Thursday, June 30, 2022

 Dear diary.


The past few days have been very difficult and I realise that each difficult day for me needs a 2-3 day buffer which I did not have and will not have. 


Today iw Thursday 30th June. I'm going to a pride network party in the evening, at midday I'm going to a committee meeting


Wednesday was 29th June. 'Not safe to be me' conference. I met some activist friends. I have activist friends now


Tuesday was 28th June. D&I industry meeting plus social after. I went to Jollibee in leicester square and it was stressful as I waited 90 minutes for an order they didn't have on their system. That online booking kiosk thing is fucking useless. 


Monday was 27th June I got my phone and I had to have some security things to do with it. It was v stressful and its fair to say I've put off getting a new phone for a year because of cost and other issues.


Sunday was a day I spontaneously decided to visit a friend in Cambridgeshire. 26th June. First time I've been out of London since maybe Bristol. The day in Watford didn't count. 

Saturday 25th June: I was so exhausted I spent all day resting. Then I decided spontaneously to go and see Top Gun. 

Friday 24th June: Awards event. Also stressful at work. V exhausting and I had some conversations I wasn't prepared for

Thurday 23 June. Difficult conversations at work

Wednesday 22 June - can't remember that far, but probs a lot of pre-planning for Thursday

Monday 20 June - something important I had to do for finances that I've been putting off and it is stressing me out Tuesday 21 meant I had a completely down day of recovery 


Let's say with each of those days I need 3 days recovery. That meant


Monday 20 June was highly stressful and so needed 3 days recovery

Tuesday 21 June was Day 1 of recovery

Wednesday 22 June was day 2 of recovery

Thursday 23 June was day 3 of recovery (Monday) and a new thing to get exhausted about

Friday 24 June was day 1 of the difficult Thursday recovery, plus a whole new set of issues and events that socially drained me

Saturday 25 June was day 2 of the Thursday incident, Day 1 after the awards. I was focussing on recovery and stuck in bed and then went to the cinema spontaneously, that was a bit healing but still made me tired

Sunday 26 June. Day 3 of the thursday incident; Day 2 of the awards; Day 1 after the spontaneous socialising. PLUS a new socialising event. It was nice and relaxing but It meant I was behind on administrative things

Monday 27 June. Day 3 after awards. Day 2 after top gun, day 1 after cambridgeshire date. Also phone ordeal

Tuesday 28 June. Day 3 after top gun, Day 2 after cambridgshire day, day 1 after phone installation. Also a lot of socialising so a new event to recover from

Wednesday 29 June (getting close to present day: Day 3 after cambridgeshire day. Day 2 after phone. Day 1 after Tuesday socialising. Also: Went to a protest and felt very upset 

Thursday 30: A social event today plus a stressful meeting. Day 1 after Wednesday protest. Day 3 after Phone, Day 2 after Tuesday socialising and meeting.

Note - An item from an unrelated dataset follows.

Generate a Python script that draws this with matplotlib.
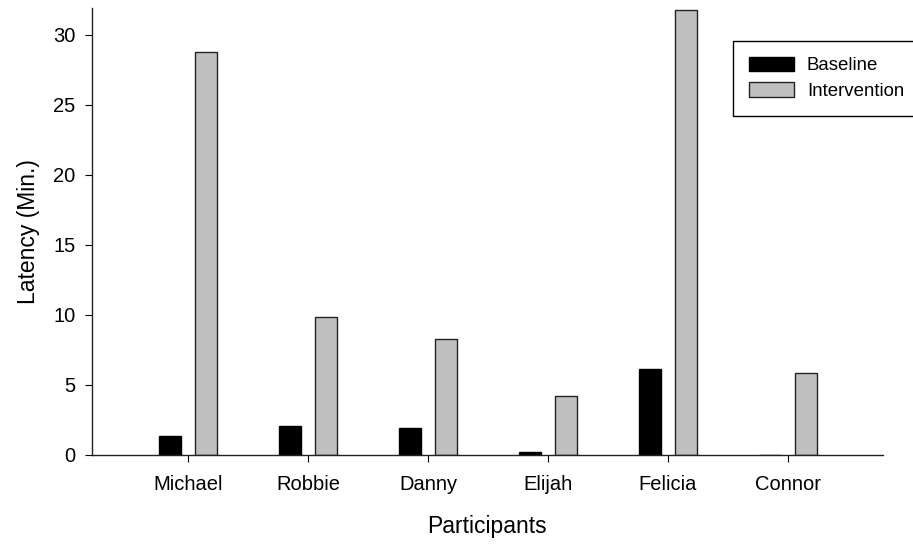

Friday 1 July: Invited to another networking event. Day 1 after Thursday party Day 2 after Wednesday Protest. Day 3 after Tuesday socialising

Saturday 2 July: Pride all day event. Exhausting still and I still need to recover from: Day 1 after Friday even, Day 2 after Thursday party. Day 3 after Wednesday protest.

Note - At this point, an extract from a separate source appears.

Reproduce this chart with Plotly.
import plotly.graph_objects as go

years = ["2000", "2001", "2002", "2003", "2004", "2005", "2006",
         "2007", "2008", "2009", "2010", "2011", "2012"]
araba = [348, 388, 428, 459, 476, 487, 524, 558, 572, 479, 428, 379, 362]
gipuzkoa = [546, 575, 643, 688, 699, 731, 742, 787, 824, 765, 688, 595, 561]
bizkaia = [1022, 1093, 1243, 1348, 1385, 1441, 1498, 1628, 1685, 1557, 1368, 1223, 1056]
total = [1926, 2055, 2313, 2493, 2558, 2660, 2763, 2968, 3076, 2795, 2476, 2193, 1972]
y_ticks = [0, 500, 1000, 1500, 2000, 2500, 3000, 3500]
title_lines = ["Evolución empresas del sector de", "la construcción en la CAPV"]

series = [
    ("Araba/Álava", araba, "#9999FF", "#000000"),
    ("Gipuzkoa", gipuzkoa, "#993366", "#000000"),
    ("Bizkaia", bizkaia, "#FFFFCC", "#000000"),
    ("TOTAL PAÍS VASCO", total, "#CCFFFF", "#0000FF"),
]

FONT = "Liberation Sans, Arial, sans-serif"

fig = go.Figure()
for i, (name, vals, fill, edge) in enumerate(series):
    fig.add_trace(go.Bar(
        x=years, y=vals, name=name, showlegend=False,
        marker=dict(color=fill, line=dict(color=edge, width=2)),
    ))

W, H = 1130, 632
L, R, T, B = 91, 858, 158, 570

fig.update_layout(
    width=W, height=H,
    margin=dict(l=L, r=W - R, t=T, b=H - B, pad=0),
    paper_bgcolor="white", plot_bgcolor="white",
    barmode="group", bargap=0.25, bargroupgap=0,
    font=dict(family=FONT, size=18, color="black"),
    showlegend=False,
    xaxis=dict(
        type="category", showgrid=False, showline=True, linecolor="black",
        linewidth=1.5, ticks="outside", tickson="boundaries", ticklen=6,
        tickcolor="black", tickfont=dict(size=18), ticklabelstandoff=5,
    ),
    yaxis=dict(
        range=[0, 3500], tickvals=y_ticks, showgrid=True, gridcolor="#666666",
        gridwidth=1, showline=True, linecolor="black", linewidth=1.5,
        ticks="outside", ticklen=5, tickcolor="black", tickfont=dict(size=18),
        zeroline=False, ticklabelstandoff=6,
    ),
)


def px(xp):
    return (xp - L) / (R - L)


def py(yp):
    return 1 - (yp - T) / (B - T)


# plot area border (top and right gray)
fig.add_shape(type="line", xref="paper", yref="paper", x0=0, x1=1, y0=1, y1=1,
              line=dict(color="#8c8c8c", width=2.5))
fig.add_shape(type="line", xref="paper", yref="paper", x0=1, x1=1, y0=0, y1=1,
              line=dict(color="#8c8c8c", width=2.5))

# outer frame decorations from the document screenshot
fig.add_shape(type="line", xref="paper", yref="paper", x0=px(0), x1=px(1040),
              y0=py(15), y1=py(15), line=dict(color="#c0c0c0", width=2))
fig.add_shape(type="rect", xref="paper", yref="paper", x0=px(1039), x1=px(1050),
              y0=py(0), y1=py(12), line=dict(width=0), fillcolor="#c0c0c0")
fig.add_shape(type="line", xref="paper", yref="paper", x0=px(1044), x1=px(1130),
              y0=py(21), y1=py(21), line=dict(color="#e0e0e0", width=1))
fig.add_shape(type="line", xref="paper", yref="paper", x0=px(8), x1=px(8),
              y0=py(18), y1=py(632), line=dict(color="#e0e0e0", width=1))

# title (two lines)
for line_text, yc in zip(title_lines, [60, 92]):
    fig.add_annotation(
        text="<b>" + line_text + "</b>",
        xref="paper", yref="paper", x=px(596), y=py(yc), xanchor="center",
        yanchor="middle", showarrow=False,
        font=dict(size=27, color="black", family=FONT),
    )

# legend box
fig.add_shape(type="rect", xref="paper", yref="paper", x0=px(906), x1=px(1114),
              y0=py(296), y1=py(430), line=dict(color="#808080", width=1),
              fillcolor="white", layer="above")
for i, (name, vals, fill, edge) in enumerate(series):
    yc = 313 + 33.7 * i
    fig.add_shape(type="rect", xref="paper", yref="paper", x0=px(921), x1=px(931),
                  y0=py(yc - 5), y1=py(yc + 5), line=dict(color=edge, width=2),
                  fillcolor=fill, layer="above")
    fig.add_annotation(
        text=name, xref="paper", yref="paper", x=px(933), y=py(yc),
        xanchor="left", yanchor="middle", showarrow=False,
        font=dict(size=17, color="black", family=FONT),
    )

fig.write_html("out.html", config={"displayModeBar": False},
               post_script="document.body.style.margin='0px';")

Sunday 3 July: The day I need to catch up on things. Day 1 after pride, Day 2 after Friday event, Day 3 after Thursday party. Probably still recovering from previous events too.


When I model it in this way, I need to consider creating a new heuristic to accomodate recovery from social and high stress events. 

Also when I think about the events in this way. It rationalises how overwhelming things are for me. I need desperately to rationalise what's going on with me or I'll spiral in a bad way.